Untuk Indonesia, beberapa pasal dalam KUHP juga masih menerapkan ancaman hukuman mati. Lihat Pasal 104, Pasal 111 Ayat (2), Pasal 124, Pasal 140 Ayat (3), dan Pasal 340. Belum lagi beberapa pasal dalam undang-undang terkait lainnya, seperti Pasal 36, 37, 41, 42, dan 42 Ayat (3) UU No 26 Tahun 2000 tentang Pengadilan HAM dan Pasal 6, 8, 9, 10, 14, 15 dan 16 UU Nomor 15 Tahun 2003 tentang Pemberantasan Tindak Terorisme.
Penerapan hukuman mati untuk koruptor ini juga tidak bertentangan dengan pandangan mayoritas masyarakat Indonesia yang menganut agama Islam di mana di dalamnya terdapat ajaran perlunya penerapan hukuman mati dalam kasus kejahatan pidana (jinayah) tertentu. Bahkan, Indonesia sebagai negara anggota Organisasi Kerja Sama Islam (OKI) telah menandatangi Resolusi No 49/1990 Deklarasi Kairo tentang HAM dalam Islam (Declaration on Human Right in Islam) yang ditetapkan di Kairo, Mesir 5 Agustus 1990. Yang antara lain masih mengakui eksistensi hukuman mati dalam kasus-kasus hukum khusus.
Namun dalam penerapan hukuman mati untuk koruptor ini agar tidak menimbulkan pelanggaran HAM baru maka diperlukan sensitivitas, ketelitian, dan kecermatan para penegak hukum dalam menjatuhkan sanksi pidana mati agar di kemudian hari ketika terpidana telah dieksekusi tidak terdapat kekeliruan dalam memutuskan suatu perkara.
Selain itu, penerapan pidana mati untuk kasus korupsi perlu mematuhi Resolusi Dewan Ekonomi Sosial PBB 1984/50, 25 Mei 1984 (Safeguards Guaranteeing Protection of the Rights of Those Facing the Death Penalty) yang menguraikan tujuh kriteria penerapan hukuman mati. Pertama, bagi “kejahatan paling serius”, kategorinya sesuai tingkat konsekuensi yang sangat keji.

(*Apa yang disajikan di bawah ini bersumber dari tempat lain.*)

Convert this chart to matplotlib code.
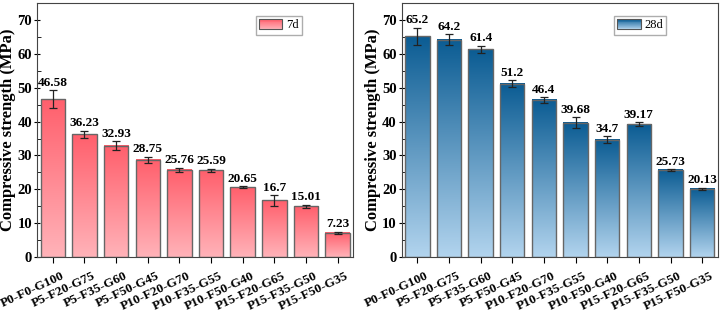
import numpy as np
import matplotlib
matplotlib.use("Agg")
import matplotlib.pyplot as plt
from matplotlib.colors import LinearSegmentedColormap, to_rgb
from matplotlib.patches import Rectangle
from matplotlib.legend_handler import HandlerBase
from matplotlib.transforms import ScaledTranslation

plt.rcParams['font.family'] = ['Liberation Serif', 'DejaVu Serif']
plt.rcParams['font.weight'] = 'bold'

groups = ['P0-F0-G100', 'P5-F20-G75', 'P5-F35-G60', 'P5-F50-G45', 'P10-F20-G70',
          'P10-F35-G55', 'P10-F50-G40', 'P15-F20-G65', 'P15-F35-G50', 'P15-F50-G35']
s7 = [46.58, 36.23, 32.93, 28.75, 25.76, 25.59, 20.65, 16.7, 15.01, 7.23]
e7 = [2.7, 1.1, 1.3, 0.9, 0.6, 0.5, 0.2, 1.5, 0.5, 0.3]
l7 = ['46.58', '36.23', '32.93', '28.75', '25.76', '25.59', '20.65', '16.7', '15.01', '7.23']
s28 = [65.2, 64.2, 61.4, 51.2, 46.4, 39.68, 34.7, 39.17, 25.73, 20.13]
e28 = [2.5, 1.6, 1.0, 1.1, 0.8, 1.7, 1.0, 0.6, 0.3, 0.4]
l28 = ['65.2', '64.2', '61.4', '51.2', '46.4', '39.68', '34.7', '39.17', '25.73', '20.13']


class GradHandler(HandlerBase):
    def __init__(self, top, bottom):
        super().__init__()
        self.top = np.array(to_rgb(top))
        self.bottom = np.array(to_rgb(bottom))

    def create_artists(self, legend, orig, xd, yd, w, h, fs, trans):
        arts = []
        n = 12
        for i in range(n):
            f = i / (n - 1)
            c = self.bottom * (1 - f) + self.top * f
            arts.append(Rectangle((-xd, -yd + h * i / n), w, h / n + 0.3,
                                  facecolor=c, edgecolor='none', transform=trans))
        arts.append(Rectangle((-xd, -yd), w, h, facecolor='none',
                              edgecolor='#555555', lw=0.8, transform=trans))
        return arts


def panel(fig, ax, vals, errs, labels, top, bottom, name):
    x = np.arange(len(vals))
    cmap = LinearSegmentedColormap.from_list('g', [bottom, top])
    grad = np.linspace(0, 1, 256).reshape(-1, 1)
    bars = ax.bar(x, vals, width=0.77, color='none', edgecolor='#666666', lw=1.0, zorder=3)
    for b in bars:
        x0 = b.get_x()
        ax.imshow(grad, extent=[x0, x0 + b.get_width(), 0, b.get_height()], origin='lower',
                  cmap=cmap, aspect='auto', zorder=2)
    ax.errorbar(x, vals, yerr=errs, fmt='none', ecolor='#222222', elinewidth=0.9,
                capsize=3, capthick=0.9, zorder=4)
    for xi, v, e, t in zip(x, vals, errs, labels):
        ax.text(xi, v + e + 0.4, t, ha='center', va='bottom', fontsize=9.5, fontweight='bold')
    ax.set_xlim(-0.5, len(vals) - 0.5)
    ax.set_ylim(0, 75)
    ax.set_yticks(range(0, 71, 10))
    ax.set_yticks(range(0, 76, 5), minor=True)
    ax.set_xticks(x)
    ax.tick_params(axis='y', which='major', direction='inout', length=5, labelsize=10.5, pad=1)
    ax.tick_params(axis='y', which='minor', direction='in', length=3)
    ax.tick_params(axis='x', direction='out', length=4, pad=3)
    ax.set_xticklabels(groups, rotation=25, ha='right', rotation_mode='anchor', fontsize=9.5)
    off = ScaledTranslation(0.08, -0.03, fig.dpi_scale_trans)
    for lab in ax.get_xticklabels():
        lab.set_transform(lab.get_transform() + off)
    ax.set_ylabel('Compressive strength (MPa)', fontsize=12, fontweight='bold', labelpad=1)
    for s in ax.spines.values():
        s.set_color('#444444')
    h = Rectangle((0, 0), 1, 1)
    ax.legend([h], [name], loc='upper right', bbox_to_anchor=(0.845, 0.96),
              handler_map={Rectangle: GradHandler(top, bottom)},
              prop={'size': 9, 'weight': 'normal'},
              fancybox=False, edgecolor='#999999', handlelength=1.9, handleheight=0.9,
              borderpad=0.25, handletextpad=0.3, borderaxespad=0.2)


fig, (ax1, ax2) = plt.subplots(1, 2, figsize=(7.21, 3.14), dpi=100)
panel(fig, ax1, s7, e7, l7, '#ff5f6c', '#ffb3b9', '7d')
panel(fig, ax2, s28, e28, l28, '#0b5c93', '#b2d4ee', '28d')
fig.subplots_adjust(left=0.0513, right=0.9958, top=0.99, bottom=0.1815, wspace=0.152)
fig.savefig('out.png', dpi=100)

Kedua, bila kejahatan diatur hukum positif (nonretroaktif). Hukuman lebih ringan berlaku bila aturan berubah. Ketiga, dengan larangan eksekusi anak berusia 18 tahun, perempuan hamil, ibu melahirkan, sakit mental/jiwa. Keempat, bila kesalahan pelaku sudah tak menyediakan sedikit pun celah yang meragukan. Kelima, sesuai keputusan hukum final dari persidangan yang fair. Keenam, setelah terpidana mengajukan banding, pengampunan atau perubahan hukuman. Ketujuh, dengan metode yang sekecil mungkin menimbulkan rasa sakit.